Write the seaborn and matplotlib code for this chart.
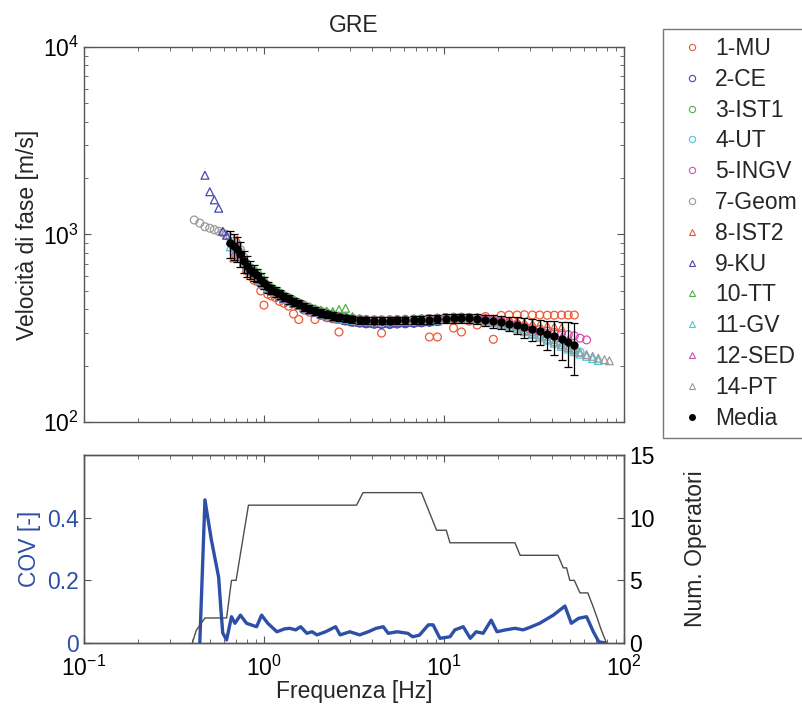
import numpy as np
import pandas as pd
import seaborn as sns
import matplotlib.pyplot as plt
from matplotlib.lines import Line2D

nan = np.nan

# frequency grid [Hz]
freq = [0.41, 0.44, 0.47, 0.50, 0.53, 0.56, 0.59, 0.62, 0.65, 0.68,
        0.71, 0.74, 0.77, 0.80, 0.84, 0.88, 0.92, 0.96, 1.0, 1.05,
        1.1, 1.16, 1.22, 1.29, 1.37, 1.46, 1.56, 1.67, 1.79, 1.92,
        2.07, 2.23, 2.41, 2.61, 2.84, 3.1, 3.4, 3.7, 4.1, 4.5,
        5.0, 5.5, 6.1, 6.8, 7.5, 8.3, 9.2, 10.2, 11.3, 12.5,
        13.8, 15.3, 17.0, 18.8, 20.8, 23.0, 25.5, 28.0, 31.0, 34.0,
        37.5, 41.0, 45.0, 49.0, 53.0, 57.0, 62.0, 67.0, 72.0, 78.0,
        83.0]

# phase velocity [m/s] for each operator (nan = not picked)
mu = [nan, nan, nan, nan, nan, nan, nan, nan, nan, nan,
      nan, nan, nan, 640, 600, 570, 560, 500, 420, 480,
      470, 460, 440, 430, 415, 377, 352, 395, 385, 352,
      370, 360, 355, 302, 345, 340, 338, 335, 340, 298,
      335, 340, 342, 338, 345, 284, 284, 360, 317, 302,
      345, 329, 365, 276, 370, 372, 372, 373, 372, 372,
      371, 371, 372, 372, 372, nan, nan, nan, nan, nan,
      nan]
ce = [nan, nan, nan, nan, nan, nan, nan, nan, nan, nan,
      820, 780, 700, 670, 640, 615, 590, 565, 540, 515,
      500, 488, 472, 458, 445, 432, 420, 408, 398, 388,
      378, 370, 362, 355, 348, 342, 337, 334, 332, 331,
      331, 333, 334, 336, 338, 340, 343, nan, nan, nan,
      nan, nan, nan, nan, nan, nan, nan, nan, nan, nan,
      nan, nan, nan, nan, nan, nan, nan, nan, nan, nan,
      nan]
ist1 = [nan, nan, nan, nan, nan, nan, nan, nan, nan, nan,
        nan, nan, nan, 700, 665, 640, 620, 590, 560, 535,
        518, 500, 488, 472, 460, 445, 432, 420, 408, 398,
        390, 382, 374, 367, 362, 357, 354, 352, 351, 351,
        351, 352, 353, 354, 355, 356, 358, 360, 362, 362,
        360, 358, 354, 349, 344, 338, 332, nan, nan, nan,
        nan, nan, nan, nan, nan, nan, nan, nan, nan, nan,
        nan]
ut = [nan, nan, nan, nan, nan, nan, nan, nan, nan, nan,
      850, 800, 725, 680, 648, 622, 600, 572, 546, 522,
      507, 492, 477, 463, 450, 436, 423, 410, 400, 390,
      381, 373, 366, 360, 355, 351, 348, 346, 345, 345,
      345, 346, 347, 348, 349, 350, 352, 354, 356, 356,
      355, 352, 347, 341, 335, 328, 320, 311, 302, 293,
      284, 275, 265, 255, 245, 236, nan, nan, nan, nan,
      nan]
ingv = [nan, nan, nan, nan, nan, nan, nan, nan, nan, nan,
        nan, nan, nan, nan, nan, nan, nan, nan, nan, nan,
        nan, nan, nan, nan, nan, nan, nan, nan, nan, nan,
        nan, nan, nan, nan, nan, 352, 350, 349, 348, 348,
        349, 350, 351, 352, 353, 355, 357, 358, 360, 361,
        360, 358, 355, 351, 346, 340, 333, 326, 318, 311,
        305, 300, 296, 292, 288, 280, 274, nan, nan, nan,
        nan]
geom = [1195, 1150, 1100, 1080, 1060, 1040, 1020, 1000, 960, 920,
        880, 830, 760, 700, 660, 630, 600, 570, 545, 520,
        505, 490, 478, 462, 450, 436, 423, 410, 400, 390,
        382, 374, 367, 361, 356, 352, 349, 347, 346, 346,
        346, 347, 348, 349, 350, 351, nan, nan, nan, nan,
        nan, nan, nan, nan, nan, nan, nan, nan, nan, nan,
        nan, nan, nan, nan, nan, nan, nan, nan, nan, nan,
        nan]
ist2 = [nan, nan, nan, nan, nan, nan, nan, nan, nan, 750,
        935, 760, 700, 660, 635, 610, 590, 565, 540, 520,
        505, 490, 476, 462, 450, 436, 424, 412, 402, 392,
        384, 376, 369, 363, 358, 354, 351, 349, 348, 348,
        349, 350, 351, 352, 353, 355, 357, 359, 361, 362,
        362, 361, 358, 354, 350, 346, 342, 338, 334, 330,
        326, 322, 318, nan, nan, nan, nan, nan, nan, nan,
        nan]
ku = [nan, nan, 2070, 1690, 1530, 1380, 1040, 990, 930, 880,
      840, 800, 740, 690, 655, 620, 595, 565, 540, 515,
      500, 485, 470, 455, 442, 430, 418, 405, 395, 385,
      376, 368, 360, 354, 348, 343, 340, 338, 336, 336,
      337, 338, 339, 340, 342, 344, 346, nan, nan, nan,
      nan, nan, nan, nan, nan, nan, nan, nan, nan, nan,
      nan, nan, nan, nan, nan, nan, nan, nan, nan, nan,
      nan]
tt = [nan, nan, nan, nan, nan, nan, nan, nan, nan, nan,
      nan, 800, 735, 690, 662, 640, 615, 585, 560, 535,
      520, 505, 490, 476, 462, 448, 435, 422, 412, 402,
      395, 390, 388, 398, 404, 365, 356, 352, 350, 350,
      350, 351, 352, 353, 354, 356, 358, 360, 362, nan,
      nan, nan, nan, nan, nan, nan, nan, nan, nan, nan,
      nan, nan, nan, nan, nan, nan, nan, nan, nan, nan,
      nan]
gv = [nan, nan, nan, nan, nan, nan, nan, nan, 860, 820,
      790, 770, 710, 670, 642, 618, 596, 568, 543, 520,
      504, 489, 474, 460, 447, 434, 421, 408, 398, 388,
      379, 371, 364, 358, 353, 349, 346, 344, 343, 343,
      343, 344, 345, 346, 347, 348, 350, 352, 354, 354,
      353, 350, 345, 338, 331, 322, 313, 303, 293, 283,
      273, 263, 253, 245, 237, 230, 224, 218, 213, nan,
      nan]
sed = [nan, nan, nan, nan, nan, nan, nan, nan, nan, 780,
       860, 790, 730, 690, 660, 632, 605, 578, 552, 528,
       512, 497, 482, 468, 455, 441, 428, 415, 404, 395,
       386, 378, 371, 365, 360, 356, 352, 350, 349, 349,
       349, 350, 351, 352, 353, 354, 356, 358, 359, 360,
       359, 357, 353, 348, 342, 336, 330, 322, 314, 306,
       298, 290, 282, 274, nan, nan, nan, nan, nan, nan,
       nan]
pt = [nan, nan, nan, nan, nan, nan, nan, nan, nan, 850,
      820, 775, 715, 675, 645, 620, 598, 570, 544, 521,
      505, 490, 476, 462, 449, 436, 422, 410, 400, 390,
      381, 373, 366, 360, 355, 351, 348, 346, 345, 345,
      345, 346, 347, 348, 349, 350, 352, 354, 355, 355,
      354, 351, 346, 340, 333, 325, 316, 307, 297, 287,
      277, 268, 259, 250, 242, 235, 229, 224, 219, 215,
      212]

media = [nan, nan, nan, nan, nan, nan, nan, nan, 900, 870,
         840, 790, 720, 680, 650, 625, 605, 575, 550, 525,
         510, 495, 480, 465, 452, 438, 425, 412, 402, 392,
         383, 375, 368, 362, 357, 353, 350, 348, 347, 347,
         347, 348, 349, 350, 351, 352, 354, 356, 358, 358,
         357, 355, 350, 345, 340, 334, 328, 320, 312, 304,
         295, 287, 278, 268, 258, nan, nan, nan, nan, nan,
         nan]
media_err = [nan, nan, nan, nan, nan, nan, nan, nan, 150, 140,
             130, 120, 100, 90, 70, 60, 50, 45, 40, 35,
             30, 30, 28, 25, 25, 22, 20, 20, 20, 18,
             18, 18, 16, 16, 15, 15, 15, 15, 15, 15,
             15, 15, 15, 16, 16, 18, 18, 20, 20, 20,
             20, 22, 24, 26, 28, 30, 34, 38, 42, 46,
             52, 58, 64, 72, 80, nan, nan, nan, nan, nan,
             nan]

# coefficient of variation
cov_f = [0.44, 0.47, 0.51, 0.56, 0.575, 0.59, 0.62, 0.66, 0.69, 0.74,
         0.80, 0.91, 0.97, 1.05, 1.18, 1.30, 1.39, 1.5, 1.6, 1.73,
         1.85, 1.97, 2.2, 2.5, 2.65, 3.0, 3.4, 3.8, 4.2, 4.6,
         4.9, 5.5, 6.3, 6.7, 7.3, 8.2, 8.7, 9.5, 10.8, 11.5,
         12.8, 14.0, 15.1, 16.5, 18.3, 19.7, 22.0, 24.8, 27.5, 30.0,
         34.0, 40.5, 47.0, 51.0, 56.0, 62.0, 67.6, 72.5, 79.0]
cov_v = [0.0, 0.457, 0.33, 0.21, 0.116, 0.032, 0.01, 0.084, 0.063, 0.089,
         0.063, 0.052, 0.089, 0.063, 0.036, 0.045, 0.047, 0.042, 0.052, 0.031,
         0.036, 0.026, 0.036, 0.052, 0.026, 0.036, 0.026, 0.036, 0.047, 0.052,
         0.031, 0.036, 0.031, 0.02, 0.025, 0.058, 0.058, 0.015, 0.02, 0.042,
         0.052, 0.015, 0.036, 0.031, 0.073, 0.036, 0.042, 0.047, 0.042, 0.05,
         0.063, 0.089, 0.118, 0.063, 0.079, 0.084, 0.036, 0.004, 0.0]

# number of operators
nop_f = [0.40, 0.42, 0.47, 0.62, 0.66, 0.70, 0.82, 3.27, 3.55, 7.5,
         9.1, 10.3, 10.8, 24.8, 26.5, 43.0, 46.0, 48.0, 50.0, 53.0,
         57.0, 63.0, 67.0, 71.0, 75.0, 80.0]
nop_n = [0, 1, 2, 2, 5, 5, 11, 11, 12, 12,
         9, 9, 8, 8, 7, 7, 6, 6, 5, 5,
         4, 4, 3, 2, 1, 0]

red, blue, green = "#ee5a35", "#4848b0", "#4fae48"
cyan, magenta, grey = "#4cc6da", "#d04fb0", "#9a9a9a"
operators = [
    ("1-MU", mu, "o", red), ("2-CE", ce, "o", blue), ("3-IST1", ist1, "o", green),
    ("4-UT", ut, "o", cyan), ("5-INGV", ingv, "o", magenta), ("7-Geom", geom, "o", grey),
    ("8-IST2", ist2, "^", red), ("9-KU", ku, "^", blue), ("10-TT", tt, "^", green),
    ("11-GV", gv, "^", cyan), ("12-SED", sed, "^", magenta), ("14-PT", pt, "^", grey),
]

FS = 16.5

sns.set_style("ticks")
plt.rcParams["font.family"] = ["Liberation Sans", "DejaVu Sans"]
plt.rcParams["mathtext.default"] = "regular"
plt.rcParams["axes.edgecolor"] = "#555555"
plt.rcParams["axes.linewidth"] = 1.0
plt.rcParams["xtick.color"] = "#555555"
plt.rcParams["ytick.color"] = "#555555"
plt.rcParams["xtick.labelcolor"] = "black"
plt.rcParams["ytick.labelcolor"] = "black"

fig = plt.figure(figsize=(8.02, 7.11), dpi=100)
ax1 = fig.add_axes([0.1047, 0.4065, 0.6733, 0.5274])
ax2 = fig.add_axes([0.1047, 0.0956, 0.6733, 0.2644])

# --- dispersion curves
for name, vals, mk, col in operators:
    sns.scatterplot(x=freq, y=vals, marker=mk, s=32, facecolor="none",
                    edgecolor=col, linewidth=0.9, ax=ax1)
ax1.errorbar(freq, media, yerr=media_err, fmt="none", ecolor="black",
             elinewidth=0.9, capsize=3, capthick=0.9)
sns.scatterplot(x=freq, y=media, color="black", s=36, linewidth=0, ax=ax1)

ax1.set_xscale("log")
ax1.set_yscale("log")
ax1.set_xlim(0.1, 100)
ax1.set_ylim(100, 10000)
ax1.tick_params(which="both", direction="in", top=True, right=True,
                labelbottom=False, labelsize=FS)
ax1.tick_params(which="major", length=5)
ax1.tick_params(which="minor", length=3)
ax1.set_title("GRE", fontsize=FS, pad=11)
ax1.set_ylabel("Velocità di fase [m/s]", fontsize=FS)
ax1.yaxis.set_label_coords(-0.083, 0.5)

handles = [Line2D([], [], ls="none", marker=mk, mfc="none", mec=col, ms=4.5, mew=0.8)
           for name, vals, mk, col in operators]
handles.append(Line2D([], [], ls="none", marker="o", color="black", ms=4))
labels = [op[0] for op in operators] + ["Media"]
fig.legend(handles, labels, loc="upper left", bbox_to_anchor=(663 / 802, 1 - 29 / 711),
           fontsize=FS, frameon=True, fancybox=False, edgecolor="#555555",
           handlelength=1.83, handletextpad=0.09, labelspacing=0.34,
           borderpad=0.35, borderaxespad=0)

# --- COV and number of operators
cov_col = "#2d4fa8"
sns.lineplot(x=cov_f, y=cov_v, color=cov_col, linewidth=2.4, ax=ax2)
ax2.set_xscale("log")
ax2.set_xlim(0.1, 100)
ax2.set_ylim(0, 0.6)
ax2.set_yticks([0, 0.2, 0.4])
ax2.set_yticklabels(["0", "0.2", "0.4"])
ax2.tick_params(axis="y", labelcolor=cov_col)
ax2.tick_params(which="both", direction="in", top=True, labelsize=FS)
ax2.tick_params(axis="x", pad=9)
ax2.tick_params(which="major", length=5)
ax2.tick_params(which="minor", length=3)
ax2.set_ylabel("COV [-]", fontsize=FS, color=cov_col)
ax2.yaxis.set_label_coords(-0.08, 0.5)
ax2.set_xlabel("Frequenza [Hz]", fontsize=FS)
ax2.xaxis.set_label_coords(0.5, -0.197)

ax3 = ax2.twinx()
sns.lineplot(x=nop_f, y=nop_n, color="#4d4d4d", linewidth=1.0, ax=ax3)
ax3.set_xscale("log")
ax3.set_xlim(0.1, 100)
ax3.set_ylim(0, 15)
ax3.set_yticks([0, 5, 10, 15])
ax3.tick_params(direction="in", labelsize=FS, length=5)
ax3.set_ylabel("Num. Operatori", fontsize=FS)
ax3.yaxis.set_label_coords(1.111, 0.5)

fig.savefig("out.png", dpi=100)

Exercise requirements: Exactly as written, please give again the lines from the beginning of the listing through the line containing "nan = np.nan", inclusive, without any pictures.

Solution:
Write the seaborn and matplotlib code for this chart.
import numpy as np
import pandas as pd
import seaborn as sns
import matplotlib.pyplot as plt
from matplotlib.lines import Line2D

nan = np.nan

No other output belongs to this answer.